Monday, February 25, 2013

End Of Density: Chinese Hukou System

China is home to some of the densest cities in the world. Yet these urban economic powerhouses are not as productive as they might be. Tom Miller with the skinny:

Fueled by the 250 million migrant workers moving to cities for the sake of a better life, the number has been projected to grow to an astonishing 1 billion by 2030, as described by Tom Miller in his first book, China's Urban Billion: The Story Behind the Biggest Migration in Human History, published in December.

The mass migration, which the author compares to the great immigration from Europe to the US a century ago, has impacted the country's economy, society and environment.

In the book, the Beijing-based British author, also managing editor at the China Economic Quarterly, expounds on the tough issues facing China, such as the hukou (household registration) system, the disappearance of arable land, possible property bubbles and the dysfunctional fiscal system which encourages local governments to sell land to make ends meet. ...

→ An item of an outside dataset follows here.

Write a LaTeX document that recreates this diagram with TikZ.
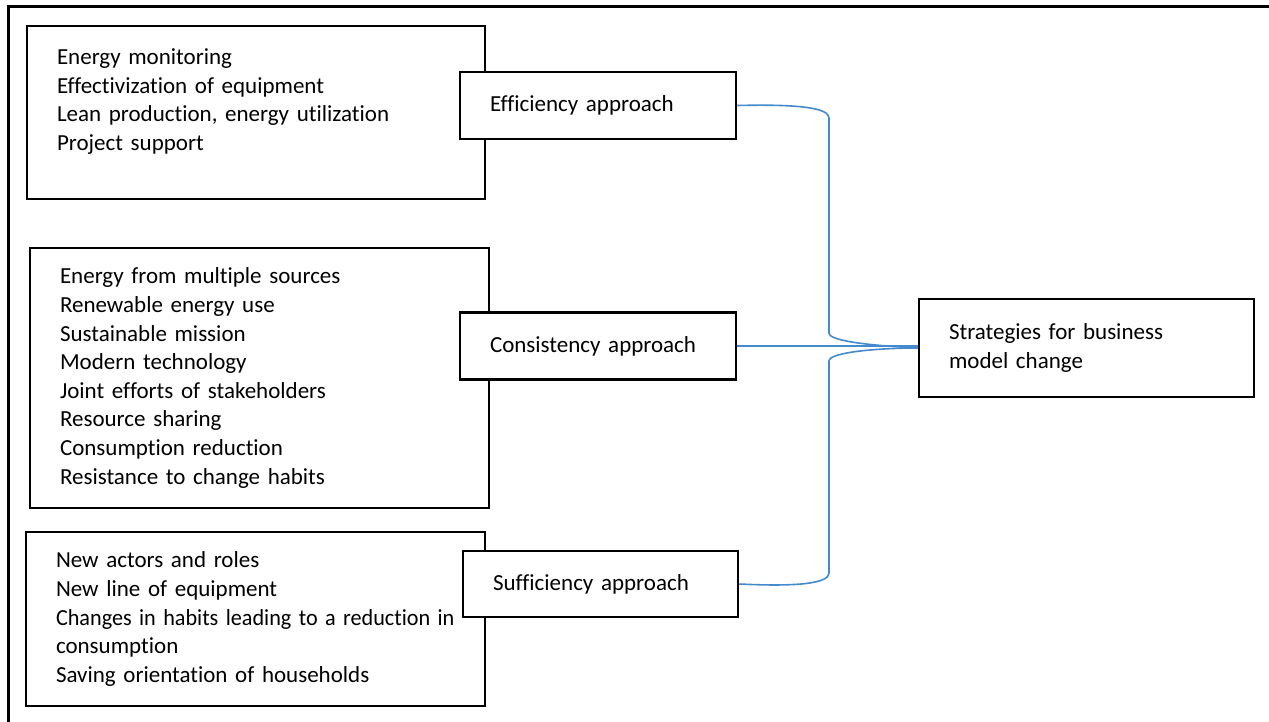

... "Up to 250 million people in Chinese cities do not live genuinely urban lives, because migrant workers from the countryside are not entitled to urban social security and face institutionalized discrimination in the cities," writes Miller, who has been in China for more than a decade.

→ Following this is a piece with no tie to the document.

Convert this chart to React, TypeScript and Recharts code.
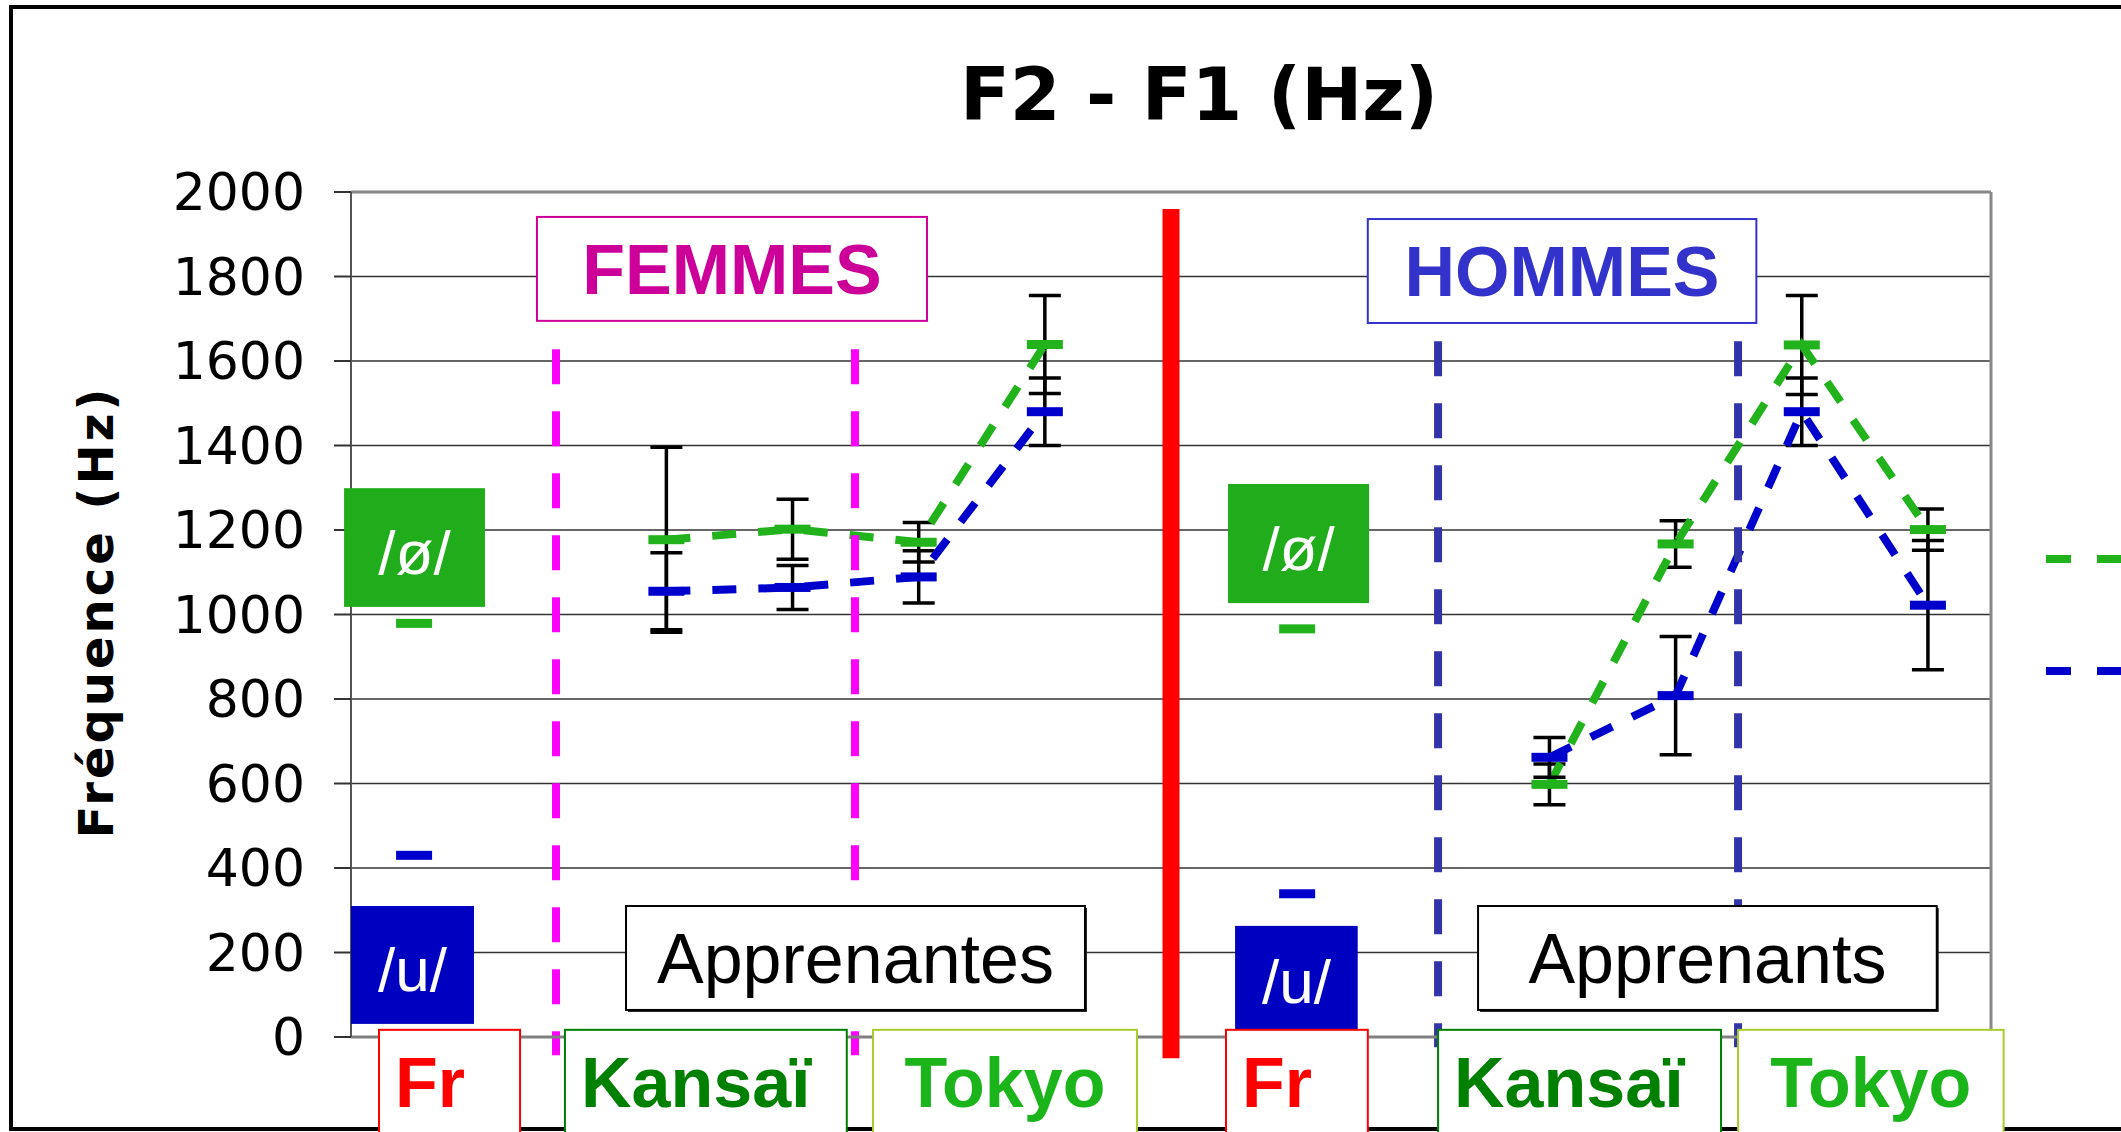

"As temporary residents with few legal rights, most migrants remain trapped in low-income jobs, save as much as they can, and buy few goods or services," he writes. "For this reason, China has failed to reap many of the economic benefits from its huge surge in migration."

Emphasis added. As the World Bank reported, density, mobility, and global connectivity are reshaping economic geography. If only intuitively, the benefits of density are understood. Geographic mobility is another story. Mumbai is the densest city in the world. Once an open and cosmopolitan place, Mumbai now discourages migration:

Mumbai is a city of open arms. More than any other South Asian city, it has lured Muslims, Jews, Christians, Parsees and Hindus, aspiring taxi drivers and wannabe actresses, and melted them into an industrious whole. In a certain elite realm, freedom reigns; women dance on tables in nightclubs, and gays and lesbians flock once a month to a rather uncloseted party called Gay Bombay.

But Mumbai is also, today, teetering between its tradition of liberality and new tendencies toward intolerance.

In recent years, activists have driven into exile famous artists who offend them, closed down museum exhibitions and agitated to have movies banned. A minority of upper-caste Hindus has lobbied to cordon off whole sections of Mumbai as vegetarian zones, effectively excluding Muslims. And now politicians have revived a perennial cause: ridding Mumbai of migrants.

Looking at Mumbai, I'm not surprised that some would conclude that density makes a city go. With the crackdown on migrants, density will remain. Creativity and innovation will move somewhere else. The Mumbai magic will be lost.

For the fastest growing cities in the world, migration is a policy problem. The numbers leaving the rural for urban are jaw-dropping. But discouraging newcomers is counterproductive.

The primary challenge for planners and placemakers is managing migration. How can a city better integrate recent arrivals? Can we improve connectivity to the most isolated neighborhoods? Strategies that allow for greater density without spiraling rents afford a greater influx of talent, which will foster more innovation and economic growth.